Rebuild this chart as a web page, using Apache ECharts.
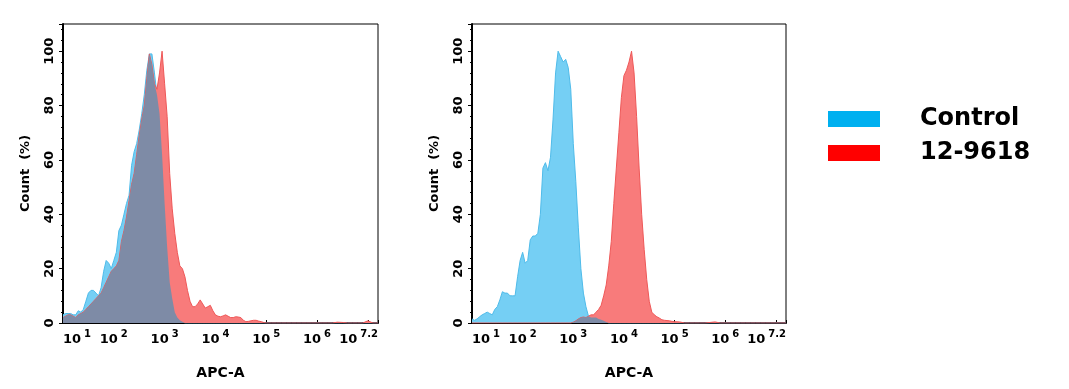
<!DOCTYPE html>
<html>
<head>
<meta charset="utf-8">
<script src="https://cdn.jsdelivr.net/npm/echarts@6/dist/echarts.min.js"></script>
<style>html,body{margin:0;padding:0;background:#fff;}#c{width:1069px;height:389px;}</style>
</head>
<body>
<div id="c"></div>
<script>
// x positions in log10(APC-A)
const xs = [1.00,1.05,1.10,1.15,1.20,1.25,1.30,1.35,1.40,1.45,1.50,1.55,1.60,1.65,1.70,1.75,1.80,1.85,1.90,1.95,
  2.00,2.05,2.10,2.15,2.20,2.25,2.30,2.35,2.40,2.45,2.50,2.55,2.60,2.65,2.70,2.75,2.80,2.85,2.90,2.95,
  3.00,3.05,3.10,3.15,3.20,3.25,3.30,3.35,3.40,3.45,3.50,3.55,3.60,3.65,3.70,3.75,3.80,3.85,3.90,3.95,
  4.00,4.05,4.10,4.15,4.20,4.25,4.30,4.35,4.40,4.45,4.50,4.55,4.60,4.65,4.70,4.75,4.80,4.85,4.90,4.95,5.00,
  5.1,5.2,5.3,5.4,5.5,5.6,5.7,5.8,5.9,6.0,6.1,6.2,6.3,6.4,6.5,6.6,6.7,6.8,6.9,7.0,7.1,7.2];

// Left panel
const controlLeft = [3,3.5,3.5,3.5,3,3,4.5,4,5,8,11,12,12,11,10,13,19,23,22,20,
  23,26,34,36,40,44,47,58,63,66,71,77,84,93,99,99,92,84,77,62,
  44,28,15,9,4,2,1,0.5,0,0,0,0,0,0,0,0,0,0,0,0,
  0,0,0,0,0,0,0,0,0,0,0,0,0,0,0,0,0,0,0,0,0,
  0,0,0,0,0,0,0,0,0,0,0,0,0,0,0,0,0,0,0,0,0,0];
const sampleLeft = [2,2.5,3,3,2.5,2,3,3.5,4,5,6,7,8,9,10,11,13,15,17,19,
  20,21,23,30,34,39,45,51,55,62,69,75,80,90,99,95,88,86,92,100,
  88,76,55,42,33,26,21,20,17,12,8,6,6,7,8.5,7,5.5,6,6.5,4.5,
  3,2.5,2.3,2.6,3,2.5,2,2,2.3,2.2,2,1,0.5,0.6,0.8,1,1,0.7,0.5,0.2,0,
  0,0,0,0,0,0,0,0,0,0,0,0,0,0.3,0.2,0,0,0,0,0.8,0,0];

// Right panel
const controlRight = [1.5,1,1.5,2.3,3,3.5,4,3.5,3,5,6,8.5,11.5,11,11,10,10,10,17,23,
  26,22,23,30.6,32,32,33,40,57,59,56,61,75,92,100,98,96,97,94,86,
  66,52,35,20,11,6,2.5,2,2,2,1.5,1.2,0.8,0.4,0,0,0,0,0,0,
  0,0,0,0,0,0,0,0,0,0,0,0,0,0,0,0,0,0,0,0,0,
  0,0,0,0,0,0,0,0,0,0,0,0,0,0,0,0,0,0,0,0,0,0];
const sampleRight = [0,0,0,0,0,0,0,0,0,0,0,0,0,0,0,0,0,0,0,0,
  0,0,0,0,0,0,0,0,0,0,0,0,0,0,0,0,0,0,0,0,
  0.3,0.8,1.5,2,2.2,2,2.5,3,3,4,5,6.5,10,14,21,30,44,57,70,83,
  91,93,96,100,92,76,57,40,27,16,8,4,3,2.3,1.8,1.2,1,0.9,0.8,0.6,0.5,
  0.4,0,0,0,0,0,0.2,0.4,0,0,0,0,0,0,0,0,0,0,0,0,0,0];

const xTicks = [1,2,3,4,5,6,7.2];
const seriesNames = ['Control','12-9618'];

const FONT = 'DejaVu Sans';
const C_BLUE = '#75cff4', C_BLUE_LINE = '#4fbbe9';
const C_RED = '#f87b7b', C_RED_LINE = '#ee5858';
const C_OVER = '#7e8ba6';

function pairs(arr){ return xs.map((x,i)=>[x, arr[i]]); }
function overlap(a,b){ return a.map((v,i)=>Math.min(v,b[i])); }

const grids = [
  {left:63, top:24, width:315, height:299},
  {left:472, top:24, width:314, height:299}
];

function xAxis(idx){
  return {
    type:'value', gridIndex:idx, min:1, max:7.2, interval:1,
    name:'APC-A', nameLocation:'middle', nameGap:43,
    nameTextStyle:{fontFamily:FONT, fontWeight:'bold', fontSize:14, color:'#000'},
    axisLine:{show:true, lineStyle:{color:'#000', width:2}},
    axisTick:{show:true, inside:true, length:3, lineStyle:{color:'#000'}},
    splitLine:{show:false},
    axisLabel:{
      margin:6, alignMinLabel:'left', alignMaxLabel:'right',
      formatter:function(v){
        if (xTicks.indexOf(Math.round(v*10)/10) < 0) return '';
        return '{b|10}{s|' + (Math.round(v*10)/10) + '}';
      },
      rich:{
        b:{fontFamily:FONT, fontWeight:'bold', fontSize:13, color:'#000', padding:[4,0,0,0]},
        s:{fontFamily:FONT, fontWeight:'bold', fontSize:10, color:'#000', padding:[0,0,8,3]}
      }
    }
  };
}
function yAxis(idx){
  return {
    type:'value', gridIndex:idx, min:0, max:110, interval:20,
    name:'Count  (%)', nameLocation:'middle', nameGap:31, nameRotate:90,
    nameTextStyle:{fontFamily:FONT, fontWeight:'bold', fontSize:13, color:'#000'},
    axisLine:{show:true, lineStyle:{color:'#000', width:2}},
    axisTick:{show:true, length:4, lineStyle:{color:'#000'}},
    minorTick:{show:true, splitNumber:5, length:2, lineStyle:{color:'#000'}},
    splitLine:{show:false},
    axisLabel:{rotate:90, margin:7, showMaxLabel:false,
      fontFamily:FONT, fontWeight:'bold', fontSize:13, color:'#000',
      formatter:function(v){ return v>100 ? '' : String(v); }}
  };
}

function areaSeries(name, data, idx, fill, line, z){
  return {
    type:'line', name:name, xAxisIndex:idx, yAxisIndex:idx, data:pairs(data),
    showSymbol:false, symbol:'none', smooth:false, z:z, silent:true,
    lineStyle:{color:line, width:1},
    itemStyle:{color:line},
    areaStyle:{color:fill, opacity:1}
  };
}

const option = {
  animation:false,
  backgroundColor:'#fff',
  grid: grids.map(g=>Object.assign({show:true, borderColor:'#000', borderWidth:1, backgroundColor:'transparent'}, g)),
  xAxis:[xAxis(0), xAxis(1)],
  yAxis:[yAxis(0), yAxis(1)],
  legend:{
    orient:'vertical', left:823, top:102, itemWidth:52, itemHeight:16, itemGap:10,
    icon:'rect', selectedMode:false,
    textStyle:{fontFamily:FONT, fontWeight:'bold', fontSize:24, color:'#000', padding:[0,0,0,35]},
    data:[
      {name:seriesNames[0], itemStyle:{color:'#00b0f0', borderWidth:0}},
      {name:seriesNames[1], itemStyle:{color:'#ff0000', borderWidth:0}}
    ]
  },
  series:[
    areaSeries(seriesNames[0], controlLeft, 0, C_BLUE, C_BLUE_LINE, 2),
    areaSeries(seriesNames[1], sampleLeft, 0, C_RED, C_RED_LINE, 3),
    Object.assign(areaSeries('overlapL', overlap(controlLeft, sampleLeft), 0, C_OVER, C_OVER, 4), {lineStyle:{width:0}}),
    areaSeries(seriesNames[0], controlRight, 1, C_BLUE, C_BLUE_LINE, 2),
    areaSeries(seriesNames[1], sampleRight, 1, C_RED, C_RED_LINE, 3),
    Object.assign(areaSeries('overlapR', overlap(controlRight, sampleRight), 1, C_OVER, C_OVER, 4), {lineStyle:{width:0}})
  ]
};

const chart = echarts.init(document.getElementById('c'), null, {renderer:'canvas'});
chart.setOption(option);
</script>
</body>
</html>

===============

Instructions to follow: Leave out the pictures and repeat the lines from the start of the material through the line with "0,0,0,0,0,0,0,0,0,0,0,0,0,0.3,0.2,0,0,0,0,0.8,0,0];", inclusive.

Output for this task:
Rebuild this chart as a web page, using Apache ECharts.
<!DOCTYPE html>
<html>
<head>
<meta charset="utf-8">
<script src="https://cdn.jsdelivr.net/npm/echarts@6/dist/echarts.min.js"></script>
<style>html,body{margin:0;padding:0;background:#fff;}#c{width:1069px;height:389px;}</style>
</head>
<body>
<div id="c"></div>
<script>
// x positions in log10(APC-A)
const xs = [1.00,1.05,1.10,1.15,1.20,1.25,1.30,1.35,1.40,1.45,1.50,1.55,1.60,1.65,1.70,1.75,1.80,1.85,1.90,1.95,
  2.00,2.05,2.10,2.15,2.20,2.25,2.30,2.35,2.40,2.45,2.50,2.55,2.60,2.65,2.70,2.75,2.80,2.85,2.90,2.95,
  3.00,3.05,3.10,3.15,3.20,3.25,3.30,3.35,3.40,3.45,3.50,3.55,3.60,3.65,3.70,3.75,3.80,3.85,3.90,3.95,
  4.00,4.05,4.10,4.15,4.20,4.25,4.30,4.35,4.40,4.45,4.50,4.55,4.60,4.65,4.70,4.75,4.80,4.85,4.90,4.95,5.00,
  5.1,5.2,5.3,5.4,5.5,5.6,5.7,5.8,5.9,6.0,6.1,6.2,6.3,6.4,6.5,6.6,6.7,6.8,6.9,7.0,7.1,7.2];

// Left panel
const controlLeft = [3,3.5,3.5,3.5,3,3,4.5,4,5,8,11,12,12,11,10,13,19,23,22,20,
  23,26,34,36,40,44,47,58,63,66,71,77,84,93,99,99,92,84,77,62,
  44,28,15,9,4,2,1,0.5,0,0,0,0,0,0,0,0,0,0,0,0,
  0,0,0,0,0,0,0,0,0,0,0,0,0,0,0,0,0,0,0,0,0,
  0,0,0,0,0,0,0,0,0,0,0,0,0,0,0,0,0,0,0,0,0,0];
const sampleLeft = [2,2.5,3,3,2.5,2,3,3.5,4,5,6,7,8,9,10,11,13,15,17,19,
  20,21,23,30,34,39,45,51,55,62,69,75,80,90,99,95,88,86,92,100,
  88,76,55,42,33,26,21,20,17,12,8,6,6,7,8.5,7,5.5,6,6.5,4.5,
  3,2.5,2.3,2.6,3,2.5,2,2,2.3,2.2,2,1,0.5,0.6,0.8,1,1,0.7,0.5,0.2,0,
  0,0,0,0,0,0,0,0,0,0,0,0,0,0.3,0.2,0,0,0,0,0.8,0,0];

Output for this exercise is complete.